▶ _To be done_: Take the records below and print them verbatim up to and including the line that carries "import seaborn as sns".

▶ _Supplied records_:
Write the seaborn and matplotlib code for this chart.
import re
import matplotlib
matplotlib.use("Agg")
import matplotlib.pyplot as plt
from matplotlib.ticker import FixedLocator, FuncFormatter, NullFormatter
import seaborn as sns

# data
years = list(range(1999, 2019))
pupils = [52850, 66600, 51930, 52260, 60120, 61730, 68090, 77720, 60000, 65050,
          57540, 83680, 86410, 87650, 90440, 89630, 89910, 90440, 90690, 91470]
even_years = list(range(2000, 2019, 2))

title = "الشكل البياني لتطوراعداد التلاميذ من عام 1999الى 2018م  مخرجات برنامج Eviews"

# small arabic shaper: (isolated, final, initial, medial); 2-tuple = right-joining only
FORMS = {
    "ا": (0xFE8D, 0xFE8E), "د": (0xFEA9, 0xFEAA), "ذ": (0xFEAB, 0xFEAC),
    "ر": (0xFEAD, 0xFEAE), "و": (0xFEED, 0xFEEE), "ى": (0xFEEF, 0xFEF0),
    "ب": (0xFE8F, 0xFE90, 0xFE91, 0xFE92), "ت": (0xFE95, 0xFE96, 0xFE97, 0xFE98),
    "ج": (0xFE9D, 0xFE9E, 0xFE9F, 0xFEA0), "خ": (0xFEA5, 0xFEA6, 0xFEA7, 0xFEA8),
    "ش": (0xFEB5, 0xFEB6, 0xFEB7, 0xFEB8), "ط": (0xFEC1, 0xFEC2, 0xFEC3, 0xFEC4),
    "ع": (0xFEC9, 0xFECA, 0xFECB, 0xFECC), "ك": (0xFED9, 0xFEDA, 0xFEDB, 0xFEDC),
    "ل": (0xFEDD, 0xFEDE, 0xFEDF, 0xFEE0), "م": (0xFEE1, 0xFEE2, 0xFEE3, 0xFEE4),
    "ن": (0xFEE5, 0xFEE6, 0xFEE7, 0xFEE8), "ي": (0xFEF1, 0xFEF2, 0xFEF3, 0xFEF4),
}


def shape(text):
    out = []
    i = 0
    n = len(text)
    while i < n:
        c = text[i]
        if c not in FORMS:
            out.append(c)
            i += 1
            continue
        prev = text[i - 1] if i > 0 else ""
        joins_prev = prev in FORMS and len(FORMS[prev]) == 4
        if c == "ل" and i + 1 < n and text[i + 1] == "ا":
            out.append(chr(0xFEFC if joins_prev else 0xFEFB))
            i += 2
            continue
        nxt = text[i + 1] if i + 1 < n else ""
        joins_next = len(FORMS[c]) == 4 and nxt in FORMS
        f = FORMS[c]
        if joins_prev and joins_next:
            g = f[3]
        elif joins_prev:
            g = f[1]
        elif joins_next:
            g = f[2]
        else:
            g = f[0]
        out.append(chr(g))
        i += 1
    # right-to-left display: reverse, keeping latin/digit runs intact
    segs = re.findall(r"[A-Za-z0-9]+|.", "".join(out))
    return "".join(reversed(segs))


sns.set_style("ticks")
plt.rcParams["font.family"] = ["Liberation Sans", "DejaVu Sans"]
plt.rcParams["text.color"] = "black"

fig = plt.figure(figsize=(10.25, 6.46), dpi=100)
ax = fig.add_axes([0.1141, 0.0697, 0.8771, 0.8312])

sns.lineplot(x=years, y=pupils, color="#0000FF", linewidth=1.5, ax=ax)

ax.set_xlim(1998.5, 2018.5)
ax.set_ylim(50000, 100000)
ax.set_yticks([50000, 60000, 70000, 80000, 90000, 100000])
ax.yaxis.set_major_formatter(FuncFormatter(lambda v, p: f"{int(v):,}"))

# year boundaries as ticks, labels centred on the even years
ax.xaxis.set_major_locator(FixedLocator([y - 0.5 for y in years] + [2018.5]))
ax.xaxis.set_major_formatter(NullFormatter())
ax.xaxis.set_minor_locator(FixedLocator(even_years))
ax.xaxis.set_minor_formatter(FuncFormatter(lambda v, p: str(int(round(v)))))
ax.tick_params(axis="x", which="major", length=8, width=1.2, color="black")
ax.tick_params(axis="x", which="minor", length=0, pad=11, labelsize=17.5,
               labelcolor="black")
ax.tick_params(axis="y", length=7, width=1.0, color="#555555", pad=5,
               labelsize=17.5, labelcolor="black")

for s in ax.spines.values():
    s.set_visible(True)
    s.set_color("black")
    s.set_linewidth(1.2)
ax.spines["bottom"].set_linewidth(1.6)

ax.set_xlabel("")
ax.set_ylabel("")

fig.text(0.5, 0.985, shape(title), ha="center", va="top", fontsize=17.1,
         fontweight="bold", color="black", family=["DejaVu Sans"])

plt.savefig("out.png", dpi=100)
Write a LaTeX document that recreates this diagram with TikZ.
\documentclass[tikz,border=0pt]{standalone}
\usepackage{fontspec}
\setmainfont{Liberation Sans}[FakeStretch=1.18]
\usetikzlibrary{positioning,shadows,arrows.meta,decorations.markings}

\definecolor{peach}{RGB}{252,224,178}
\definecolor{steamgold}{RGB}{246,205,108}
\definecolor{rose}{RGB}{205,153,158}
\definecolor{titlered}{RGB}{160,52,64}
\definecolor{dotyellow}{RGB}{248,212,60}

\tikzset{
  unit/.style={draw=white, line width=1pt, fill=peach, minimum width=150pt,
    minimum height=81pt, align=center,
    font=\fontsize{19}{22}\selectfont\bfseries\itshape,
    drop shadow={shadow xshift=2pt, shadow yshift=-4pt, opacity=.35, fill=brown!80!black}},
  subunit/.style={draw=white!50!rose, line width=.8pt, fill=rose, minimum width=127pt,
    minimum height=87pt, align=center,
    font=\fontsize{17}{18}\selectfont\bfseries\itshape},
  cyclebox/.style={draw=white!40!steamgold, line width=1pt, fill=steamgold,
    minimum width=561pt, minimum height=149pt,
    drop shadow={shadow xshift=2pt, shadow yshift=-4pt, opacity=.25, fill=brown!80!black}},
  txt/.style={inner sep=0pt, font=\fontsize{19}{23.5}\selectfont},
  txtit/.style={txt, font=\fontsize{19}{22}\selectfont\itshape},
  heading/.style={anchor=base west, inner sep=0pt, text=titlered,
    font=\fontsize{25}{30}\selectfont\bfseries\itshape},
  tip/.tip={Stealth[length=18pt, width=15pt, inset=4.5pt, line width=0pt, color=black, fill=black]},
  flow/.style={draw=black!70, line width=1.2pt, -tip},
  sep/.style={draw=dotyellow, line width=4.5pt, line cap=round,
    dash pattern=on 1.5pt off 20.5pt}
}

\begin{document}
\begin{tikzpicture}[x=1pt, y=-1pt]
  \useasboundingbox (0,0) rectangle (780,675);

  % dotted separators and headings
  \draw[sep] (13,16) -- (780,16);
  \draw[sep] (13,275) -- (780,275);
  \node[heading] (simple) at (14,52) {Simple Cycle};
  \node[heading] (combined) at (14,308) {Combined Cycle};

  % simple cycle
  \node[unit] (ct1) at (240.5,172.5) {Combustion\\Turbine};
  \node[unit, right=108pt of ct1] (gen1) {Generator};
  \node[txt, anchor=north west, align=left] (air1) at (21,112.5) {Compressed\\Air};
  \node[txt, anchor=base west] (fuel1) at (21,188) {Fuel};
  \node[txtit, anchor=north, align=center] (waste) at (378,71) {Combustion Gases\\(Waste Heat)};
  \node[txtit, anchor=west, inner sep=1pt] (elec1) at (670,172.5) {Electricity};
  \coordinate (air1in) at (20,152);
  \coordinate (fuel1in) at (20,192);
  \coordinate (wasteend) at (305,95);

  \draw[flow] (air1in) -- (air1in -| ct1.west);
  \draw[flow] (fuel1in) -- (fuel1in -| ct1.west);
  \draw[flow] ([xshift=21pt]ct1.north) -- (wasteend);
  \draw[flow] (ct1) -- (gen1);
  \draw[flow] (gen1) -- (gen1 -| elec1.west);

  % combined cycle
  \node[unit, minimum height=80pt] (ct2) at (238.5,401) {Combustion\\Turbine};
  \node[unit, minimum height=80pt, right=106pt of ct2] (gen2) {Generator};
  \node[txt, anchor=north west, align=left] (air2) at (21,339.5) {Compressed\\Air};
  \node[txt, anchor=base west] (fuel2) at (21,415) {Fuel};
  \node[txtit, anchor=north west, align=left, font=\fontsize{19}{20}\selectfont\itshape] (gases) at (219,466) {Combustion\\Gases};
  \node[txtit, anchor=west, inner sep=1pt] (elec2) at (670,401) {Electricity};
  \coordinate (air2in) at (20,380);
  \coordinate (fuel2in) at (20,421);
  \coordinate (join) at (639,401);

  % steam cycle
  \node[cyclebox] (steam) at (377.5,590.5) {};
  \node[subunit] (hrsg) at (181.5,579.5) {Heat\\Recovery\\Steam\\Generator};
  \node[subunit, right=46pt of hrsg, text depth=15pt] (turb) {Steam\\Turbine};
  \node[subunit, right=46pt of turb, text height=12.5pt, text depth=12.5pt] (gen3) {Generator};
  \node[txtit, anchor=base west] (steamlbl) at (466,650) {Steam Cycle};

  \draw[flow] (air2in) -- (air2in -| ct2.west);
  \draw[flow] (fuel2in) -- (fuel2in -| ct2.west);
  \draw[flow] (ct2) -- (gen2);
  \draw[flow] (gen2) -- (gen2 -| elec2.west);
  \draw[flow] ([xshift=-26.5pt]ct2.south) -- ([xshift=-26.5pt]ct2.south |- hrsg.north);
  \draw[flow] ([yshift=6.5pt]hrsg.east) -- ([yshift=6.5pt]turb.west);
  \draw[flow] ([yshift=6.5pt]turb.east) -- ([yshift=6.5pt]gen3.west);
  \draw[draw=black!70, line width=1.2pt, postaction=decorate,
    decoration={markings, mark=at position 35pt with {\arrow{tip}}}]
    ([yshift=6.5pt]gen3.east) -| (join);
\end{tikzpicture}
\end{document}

▶ _Answer to the problem_:
Write the seaborn and matplotlib code for this chart.
import re
import matplotlib
matplotlib.use("Agg")
import matplotlib.pyplot as plt
from matplotlib.ticker import FixedLocator, FuncFormatter, NullFormatter
import seaborn as sns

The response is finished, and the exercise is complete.